Mostly clear skies greeted 19 visitors (13 children and 6 adults) from Saunders Secondary School Grade-9 class to the Cronyn Observatory for Exploring the Stars, Thursday, November 13th, 2014, 6:30 p.m. Since there was some concern as to whether the sky would remain clear, graduate student Parshati Patel directed everybody upstairs into the dome at the beginning of the evening for observing.
RASC London Centre was represented by Mark Tovey, Bob Duff and Tricia Colvin. When everybody arrived upstairs in the dome, Bob gave a talk on the history of the Cronyn Observatory and the technical aspects of the big 25.4cm refractor. He also explained the 2 clocks on the east wall of the dome and the difference between Standard and Sidereal Time.
Mark arrived early and set up the Observatory’s 20.3cm Meade 2080/LX3 Schmidt-Cassegrain (26mm Plossl eyepiece, 77X) and London Centre’s 25.4cm Dobsonian (17mm Nagler eyepiece, 66X) on the roof patio outside the dome. He worked between both telescopes showing the visitors the yellow and blue double star Albireo in the 20.3cm Schmidt-Cassegrain and Mars in the 25.4cm Dobsonian. When Tricia arrived they shared duties with Tricia taking over the 20.3cm Schmidt-Cassegrain and Mark the 25.4cm Dobsonian. Besides Mars, visitors viewed the star Capella in the London Centre’s 25.4cm Dobsonian (66X). Bob later located the Ring Nebula (M57) in the 25.4cm Dobsonian (66X)—after installing the 8 X 50mm finderscope—for the visitors to view.
Parshati and Bob initially directed the 25.4cm refractor (52mm Erfle eyepiece, 84X) in the dome towards Albireo but this proved difficult to locate in the slightly hazy sky. Since Albireo was already being viewed in the 20.3cm Schmidt-Cassegrain, Bob located the “Double-Double” star system Epsilon Lyrae, which made a nice view in the 25.4cm refractor (18mm Radian eyepiece, 244X).
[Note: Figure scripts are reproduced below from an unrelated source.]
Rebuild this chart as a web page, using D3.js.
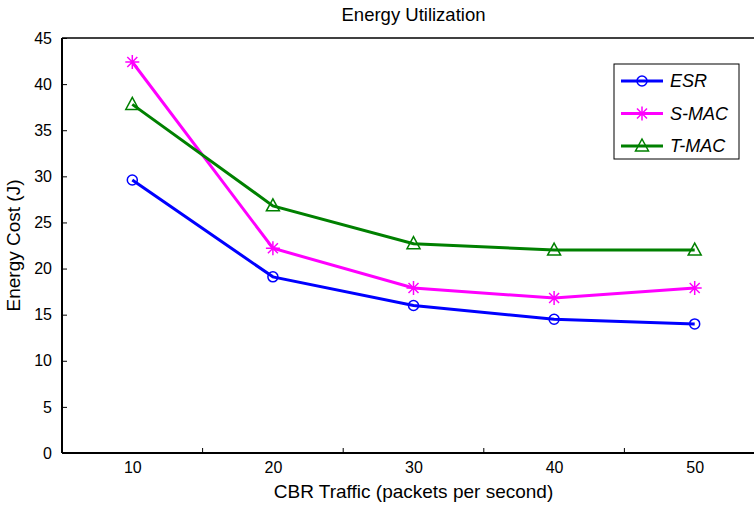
<!DOCTYPE html>
<html>
<head>
<meta charset="utf-8">
<script src="https://cdn.jsdelivr.net/npm/d3@7"></script>
<style>
  body { margin: 0; background: #fff; }
  text { font-family: "Liberation Sans", Arial, sans-serif; }
</style>
</head>
<body>
<svg id="chart"></svg>
<script>
// data
var traffic = [10, 20, 30, 40, 50];
var esr  = [29.6, 19.1, 16.0, 14.5, 14.0];
var smac = [42.4, 22.2, 17.9, 16.8, 17.9];
var tmac = [37.8, 26.8, 22.7, 22.0, 22.0];
var seriesNames = ["ESR", "S-MAC", "T-MAC"];
var xTickLabels = [10, 20, 30, 40, 50];
var xMinorTicks = [15, 25, 35, 45];
var yTicks = [0, 5, 10, 15, 20, 25, 30, 35, 40, 45];

var W = 754, H = 506;
var margin = {top: 38, right: -11, bottom: 53, left: 62};
var width = W - margin.left - margin.right;
var height = H - margin.top - margin.bottom;

var svg = d3.select("#chart").attr("width", W).attr("height", H);

var x = d3.scaleLinear().domain([5, 55]).range([0, width]);
var y = d3.scaleLinear().domain([0, 45]).range([height, 0]);

var g = svg.append("g")
    .attr("transform", "translate(" + margin.left + "," + margin.top + ")");

// box
g.append("line").attr("x1", 0).attr("x2", width).attr("y1", 0).attr("y2", 0)
    .attr("stroke", "#000").attr("stroke-width", 1.5);
g.append("line").attr("x1", 0).attr("x2", 0).attr("y1", 0).attr("y2", height)
    .attr("stroke", "#000").attr("stroke-width", 2);
g.append("line").attr("x1", 0).attr("x2", width).attr("y1", height).attr("y2", height)
    .attr("stroke", "#000").attr("stroke-width", 2);

// y axis
var yAxis = g.append("g")
    .call(d3.axisLeft(y).tickValues(yTicks).tickSizeInner(-5).tickSizeOuter(0).tickPadding(10));
yAxis.select(".domain").remove();
yAxis.selectAll("text").style("font-size", "16px").attr("fill", "#000");

// x axis: labels at 10..50, tick marks between them
var xAxis = g.append("g")
    .attr("transform", "translate(0," + height + ")")
    .call(d3.axisBottom(x).tickValues(xTickLabels).tickSize(0).tickPadding(9));
xAxis.select(".domain").remove();
xAxis.selectAll("text").style("font-size", "16px").attr("fill", "#000");

g.append("g").selectAll("line")
    .data(xMinorTicks)
  .enter().append("line")
    .attr("x1", function(d) { return x(d); })
    .attr("x2", function(d) { return x(d); })
    .attr("y1", height)
    .attr("y2", height - 5)
    .attr("stroke", "#000");

// titles
svg.append("text")
    .attr("x", margin.left + width / 2)
    .attr("y", 21)
    .attr("text-anchor", "middle")
    .style("font-size", "18.5px")
    .text("Energy Utilization");

svg.append("text")
    .attr("x", margin.left + width / 2)
    .attr("y", 498)
    .attr("text-anchor", "middle")
    .style("font-size", "19px")
    .text("CBR Traffic (packets per second)");

svg.append("text")
    .attr("transform", "translate(20," + (margin.top + height / 2) + ") rotate(-90)")
    .attr("text-anchor", "middle")
    .style("font-size", "19px")
    .text("Energy Cost (J)");

// series
var series = [
  {name: seriesNames[0], values: esr,  color: "#0000ff", marker: "circle"},
  {name: seriesNames[1], values: smac, color: "#ff00ff", marker: "star"},
  {name: seriesNames[2], values: tmac, color: "#008000", marker: "triangle"}
];

var line = d3.line()
    .x(function(d, i) { return x(traffic[i]); })
    .y(function(d) { return y(d); });

function drawMarker(sel, type, color) {
  if (type === "circle") {
    sel.append("circle").attr("r", 5)
        .attr("fill", "none").attr("stroke", color).attr("stroke-width", 1.5);
  } else if (type === "star") {
    var s = 7, d = 5;
    sel.append("path")
        .attr("d", "M" + (-s) + ",0H" + s + "M0," + (-s) + "V" + s +
                   "M" + (-d) + "," + (-d) + "L" + d + "," + d +
                   "M" + (-d) + "," + d + "L" + d + "," + (-d))
        .attr("fill", "none").attr("stroke", color).attr("stroke-width", 1.5);
  } else {
    sel.append("path")
        .attr("d", "M0,-7L6.5,5H-6.5Z")
        .attr("fill", "none").attr("stroke", color).attr("stroke-width", 1.5);
  }
}

series.forEach(function(s) {
  g.append("path")
      .datum(s.values)
      .attr("d", line)
      .attr("fill", "none")
      .attr("stroke", s.color)
      .attr("stroke-width", 3);

  g.selectAll(null)
      .data(s.values)
    .enter().append("g")
      .attr("transform", function(d, i) { return "translate(" + x(traffic[i]) + "," + y(d) + ")"; })
      .each(function() { drawMarker(d3.select(this), s.marker, s.color); });
});

// legend
var legend = svg.append("g").attr("transform", "translate(614,64)");
legend.append("rect")
    .attr("width", 125).attr("height", 95)
    .attr("fill", "#fff").attr("stroke", "#000").attr("stroke-width", 1);

var entry = legend.selectAll("g.entry")
    .data(series)
  .enter().append("g")
    .attr("class", "entry")
    .attr("transform", function(d, i) { return "translate(0," + (17 + i * 32.5) + ")"; });

entry.append("line")
    .attr("x1", 7).attr("x2", 49)
    .attr("stroke", function(d) { return d.color; })
    .attr("stroke-width", 3);
entry.append("g")
    .attr("transform", "translate(28,0)")
    .each(function(d) { drawMarker(d3.select(this), d.marker, d.color); });
entry.append("text")
    .attr("x", 56)
    .attr("dy", "0.35em")
    .style("font-size", "18px")
    .style("font-style", "italic")
    .text(function(d) { return d.name; });
</script>
</body>
</html>
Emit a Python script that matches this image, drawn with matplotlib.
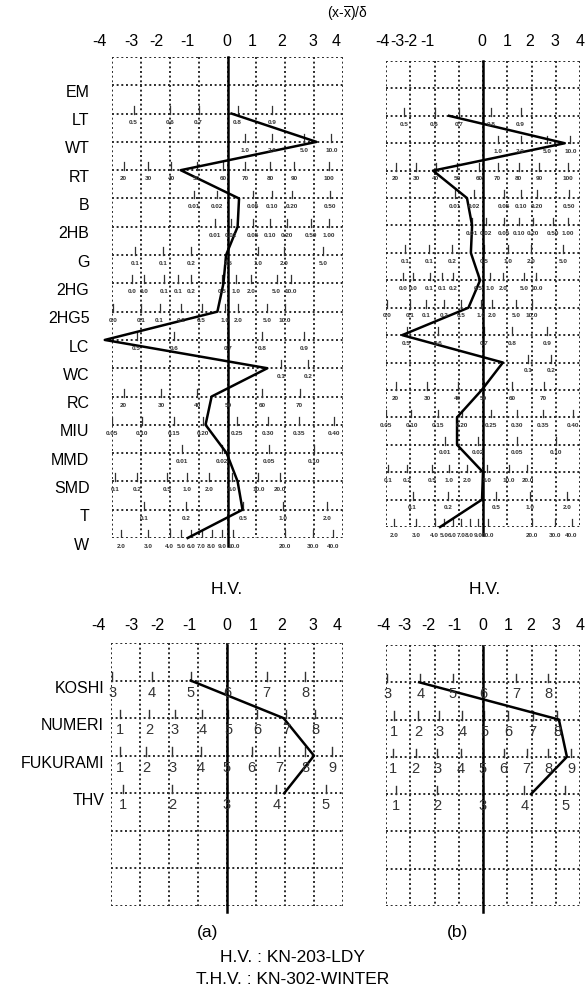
import numpy as np
import matplotlib
matplotlib.use('Agg')
import matplotlib.pyplot as plt
from matplotlib.transforms import blended_transform_factory

plt.rcParams['font.family'] = ['Liberation Sans', 'DejaVu Sans']

# rows of the upper charts
rows_top = ['EM', 'LT', 'WT', 'RT', 'B', '2HB', 'G', '2HG', '2HG5', 'LC',
            'WC', 'RC', 'MIU', 'MMD', 'SMD', 'T', 'W']

# profile values (x - mean)/sd
hv_a = [np.nan, 0.14, 3.08, -1.62, 0.40, 0.35, -0.05, -0.14, -0.35, -4.25,
        1.38, -0.55, -0.76, -0.03, 0.35, 0.52, -1.38]
hv_b = [np.nan, -1.40, 3.37, -2.06, -0.66, -0.45, -0.50, -0.12, -0.60, -3.33,
        0.82, -0.05, -1.07, -1.07, 0.00, -0.04, -1.77]

# scale labels of each row and where they sit on the sd axis
scale_lbl = {
    'EM': [],
    'LT': ['0.5', '0.6', '0.7', '0.8', '0.9'],
    'WT': ['1.0', '2.0', '5.0', '10.0'],
    'RT': ['20', '30', '40', '50', '60', '70', '80', '90', '100'],
    'B': ['0.01', '0.02', '0.05', '0.10', '0.20', '0.50'],
    '2HB': ['0.01', '0.02', '0.05', '0.10', '0.20', '0.50', '1.00'],
    'G': ['0.1', '0.1', '0.2', '0.5', '1.0', '2.0', '5.0'],
    '2HG': ['0.0', '0.0', '0.1', '0.1', '0.2', '0.5', '1.0', '2.0', '5.0', '10.0'],
    '2HG5': ['0.0', '0.1', '0.1', '0.2', '0.5', '1.0', '2.0', '5.0', '10.0'],
    'LC': ['0.5', '0.6', '0.7', '0.8', '0.9'],
    'WC': ['0.1', '0.2'],
    'RC': ['20', '30', '40', '50', '60', '70'],
    'MIU': ['0.05', '0.10', '0.15', '0.20', '0.25', '0.30', '0.35', '0.40'],
    'MMD': ['0.01', '0.02', '0.05', '0.10'],
    'SMD': ['0.1', '0.2', '0.5', '1.0', '2.0', '5.0', '10.0', '20.0'],
    'T': ['0.1', '0.2', '0.5', '1.0', '2.0'],
    'W': ['2.0', '3.0', '4.0', '5.0', '6.0', '7.0', '8.0', '9.0', '10.0',
          '20.0', '30.0', '40.0'],
}
scale_pos = {
    'EM': [],
    'LT': [-3.25, -2.0, -1.0, 0.35, 1.55],
    'WT': [0.6, 1.55, 2.65, 3.6],
    'RT': [-3.6, -2.75, -1.95, -1.07, -0.15, 0.6, 1.47, 2.32, 3.5],
    'B': [-1.17, -0.38, 0.88, 1.55, 2.23, 3.55],
    '2HB': [-0.45, 0.12, 0.88, 1.47, 2.05, 2.9, 3.5],
    'G': [-3.2, -2.23, -1.27, 0.03, 1.05, 1.97, 3.3],
    '2HG': [-3.3, -2.9, -2.2, -1.7, -1.25, -0.2, 0.28, 0.83, 1.7, 2.2],
    '2HG5': [-3.95, -3.0, -2.35, -1.6, -0.9, -0.1, 0.38, 1.38, 2.0],
    'LC': [-3.15, -1.85, 0.03, 1.2, 2.65],
    'WC': [1.85, 2.8],
    'RC': [-3.6, -2.3, -1.05, 0.03, 1.2, 2.5],
    'MIU': [-4.0, -2.95, -1.87, -0.86, 0.33, 1.4, 2.48, 3.7],
    'MMD': [-1.58, -0.2, 1.42, 3.0],
    'SMD': [-3.9, -3.12, -2.1, -1.4, -0.65, 0.17, 1.07, 1.83],
    'T': [-2.9, -1.45, 0.55, 1.92, 3.45],
    'W': [-3.68, -2.75, -2.0, -1.6, -1.25, -0.9, -0.55, -0.2, 0.2, 2.0, 2.95, 3.65],
}

# rows of the lower charts (hand values)
rows_bot = ['KOSHI', 'NUMERI', 'FUKURAMI', 'THV']
thv_a = [-1.25, 1.95, 3.0, 1.97]
thv_b = [-2.63, 3.13, 3.46, 1.98]
bot_lbl = {
    'KOSHI': ['3', '4', '5', '6', '7', '8'],
    'NUMERI': ['1', '2', '3', '4', '5', '6', '7', '8'],
    'FUKURAMI': ['1', '2', '3', '4', '5', '6', '7', '8', '9'],
    'THV': ['1', '2', '3', '4', '5'],
}
bot_pos = {
    'KOSHI': [-3.95, -2.58, -1.25, 0.0, 1.37, 2.7],
    'NUMERI': [-3.68, -2.68, -1.8, -0.85, 0.05, 1.03, 2.05, 3.05],
    'FUKURAMI': [-3.7, -2.78, -1.88, -0.9, 0.0, 0.85, 1.8, 2.7, 3.63],
    'THV': [-3.6, -1.88, 0.0, 1.7, 3.4],
}

# sd tick labels (the printed numbers are not quite on the grid lines)
sd_lbl = ['-4', '-3', '-2', '-1', '0', '1', '2', '3', '4']
sd_pos_top_a = [-4.45, -3.32, -2.45, -1.38, -0.03, 0.85, 1.87, 2.95, 3.75]
sd_pos_top_b = [-4.15, -3.55, -3.0, -2.3, -0.04, 1.0, 1.93, 2.96, 4.0]
sd_pos_bot_a = [-4.45, -3.3, -2.4, -1.3, 0.0, 0.9, 1.9, 2.95, 3.8]
sd_pos_bot_b = [-4.1, -3.25, -2.26, -1.19, 0.0, 1.03, 1.98, 3.0, 4.0]

W, H = 586, 994
fig = plt.figure(figsize=(W / 100, H / 100), dpi=100)

dot = dict(color='#2a2a2a', lw=1.4, ls=(0, (1, 1.4)))


def make_panel(x0, x1, y0, y1, nrows):
    ax = fig.add_axes([x0 / W, 1 - y1 / H, (x1 - x0) / W, (y1 - y0) / H])
    ax.set_xlim(-4, 4)
    ax.set_ylim(nrows, 0)
    ax.axis('off')
    for v in range(-4, 5):
        ax.plot([v, v], [0, nrows], **dot)
    for h in range(0, nrows + 1):
        ax.plot([-4, 4], [h, h], **dot)
    return ax


def sd_labels(ax, pos, ypix):
    tr = blended_transform_factory(ax.transData, fig.transFigure)
    for p, t in zip(pos, sd_lbl):
        ax.text(p, 1 - ypix / H, t, transform=tr, ha='center', va='center',
                fontsize=11.5)


# ---- upper charts ----
top_a = make_panel(112, 343, 57, 538, 17)
top_b = make_panel(386, 580, 61, 527, 17)

for ax in (top_a, top_b):
    for i, name in enumerate(rows_top):
        r = i + 1
        for p, t in zip(scale_pos[name], scale_lbl[name]):
            ax.plot([p, p], [r - 0.28, r], color='#333333', lw=0.9)
            ax.text(p, r + 0.3, t, ha='center', va='center', fontsize=4.6,
                    color='#333333', fontweight='bold')
    ax.plot([0, 0], [0, 17.3], color='black', lw=1.8, clip_on=False)

for i, name in enumerate(rows_top):
    top_a.text(-4.78, i + 1.25, name, ha='right', va='center', fontsize=11.5)

top_a.plot(hv_a, np.arange(1, 18), color='black', lw=1.8, clip_on=False)
top_b.plot(hv_b, np.arange(1, 18), color='black', lw=1.8, clip_on=False)

sd_labels(top_a, sd_pos_top_a, 42)
sd_labels(top_b, sd_pos_top_b, 42)

fig.text(347 / W, 1 - 14 / H, r'(x-$\overline{\mathregular{x}}$)/δ',
         ha='center', va='center', fontsize=10)

fig.text(227 / W, 1 - 589 / H, 'H.V.', ha='center', va='center', fontsize=12.5)
fig.text(485 / W, 1 - 589 / H, 'H.V.', ha='center', va='center', fontsize=12.5)

# ---- lower charts ----
bot_a = make_panel(111, 343, 643, 906, 7)
bot_b = make_panel(386, 580, 645, 906, 7)

for ax in (bot_a, bot_b):
    for i, name in enumerate(rows_bot):
        r = i + 1
        for p, t in zip(bot_pos[name], bot_lbl[name]):
            ax.plot([p, p], [r - 0.22, r], color='#333333', lw=1.0)
            ax.text(p, r + 0.32, t, ha='center', va='center', fontsize=10.5,
                    color='#333333', family=['Liberation Sans Narrow', 'Liberation Sans'])
    ax.plot([0, 0], [0.05, 7.15], color='black', lw=1.8, clip_on=False)

for i, name in enumerate(rows_bot):
    bot_a.text(-4.24, i + 1.2, name, ha='right', va='center', fontsize=11.5)

bot_a.plot(thv_a, np.arange(1, 5), color='black', lw=1.8, clip_on=False)
bot_b.plot(thv_b, np.arange(1, 5), color='black', lw=1.8, clip_on=False)

sd_labels(bot_a, sd_pos_bot_a, 625)
sd_labels(bot_b, sd_pos_bot_b, 625)

fig.text(208 / W, 1 - 933 / H, '(a)', ha='center', va='center', fontsize=12.5)
fig.text(458 / W, 1 - 933 / H, '(b)', ha='center', va='center', fontsize=12.5)
fig.text(293 / W, 1 - 957 / H, 'H.V. : KN-203-LDY', ha='center', va='center',
         fontsize=12.5)
fig.text(293 / W, 1 - 980 / H, 'T.H.V. : KN-302-WINTER', ha='center',
         va='center', fontsize=12.5)

fig.savefig('out.png', dpi=100)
Bringing everybody back downstairs Parshati made the digital slide presentation “The Stuff of Stars”, explaining how spectroscopy was used to study stars, and followed this with the activity “Kitchen Comet”, making a comet with dry ice and other ingredients on a table set up at the front of the lecture room. Everybody was very pleased with the observing session under clear skies and the interesting slide presentation and activity. The evening ended around 8:30 p.m. under clear skies.